The second Mardi Gras krewe, the Twelfth Night Revelers, formed in 1870 and was the first krewe to introduce Mardi Gras “throws.” In 1872, a group of local businessmen organized the first daytime parade, presided over by Rex, the “King of Carnival,” in honor of Russian Grand Duke Alexei Romanoff, who was visiting the city. In the grand duke’s honor, the businessmen adopted the Romanoff’s family colors – purple, green and gold – as the official colors of Mardi Gras.
By 1873, Mardi Gras float construction had moved from France to New Orleans, and krewes began using floats as a way to express opinions and mock public officials and hot-button topics of the day. Mardi Gras became an official holiday with the signing of the “Mardi Gras Act” in Louisiana in 1875.

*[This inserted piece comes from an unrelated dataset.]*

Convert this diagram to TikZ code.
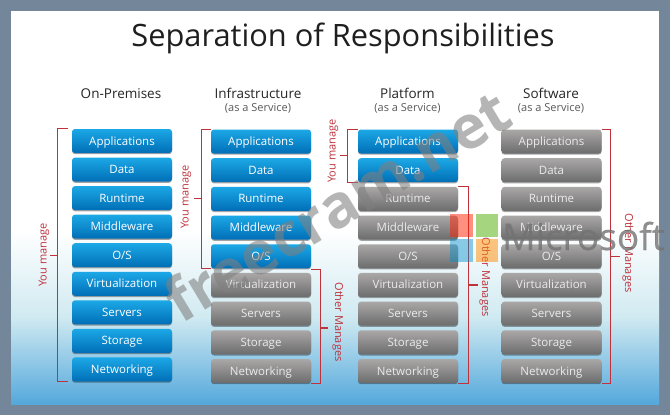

Mardi Gras krewes began organizing among various communities, such as the Tramps, the forerunner of the all-African American Krewe of Zulu, which launched in 1909. The first all-female krewe, Les Mysterieuses, formed in 1896, and the Krewe of Iris, the oldest all-female krewe still rolling today, first appeared in 1917. Other parades established themselves around particular neighborhoods, such as Carrollton, which first rolled in 1924 and continues today.
Mardi Gras expanded to the West Bank in 1932 with the founding of the Krewe of Alla, and to Metairie in 1956 via the Krewe of Zeus. The first super krewes followed, with the debut of the Krewe of Endymion in 1967 and the Krewe of Bacchus in 1968, both of which continue to be the largest organizations that parade today.
Carnival celebrations in New Orleans continue to retain many of these original traditions while also evolving to incorporate more creativity and self-expression. One modern-day evolution includes the expansion of smaller, often walking parades found in various areas, particularly in the French Quarter, Marigny and Bywater neighborhoods.
Today, there are over 50 krewes in New Orleans, and that number continues to grow every season.
The parades are entirely free to attend. There are no tickets, so be sure to grab a spot early along the various routes (which can be found here). There are passes available if you want to sit in the temporary stands that line the streets along some of the bigger processions. The balls are by invitation only.
As you can imagine, hotels and flights tend to sell out fast, so planning your trip early is advised.
The notorious Bourbon Street isn’t actually part of the official Mardi Gras celebrations, but adults tend to congregate here late into the night and take part in the “greasing of the poles” tradition.
Families are best advised to find a hotel in Uptown and walk into the lively party areas rather than staying in the middle of the action.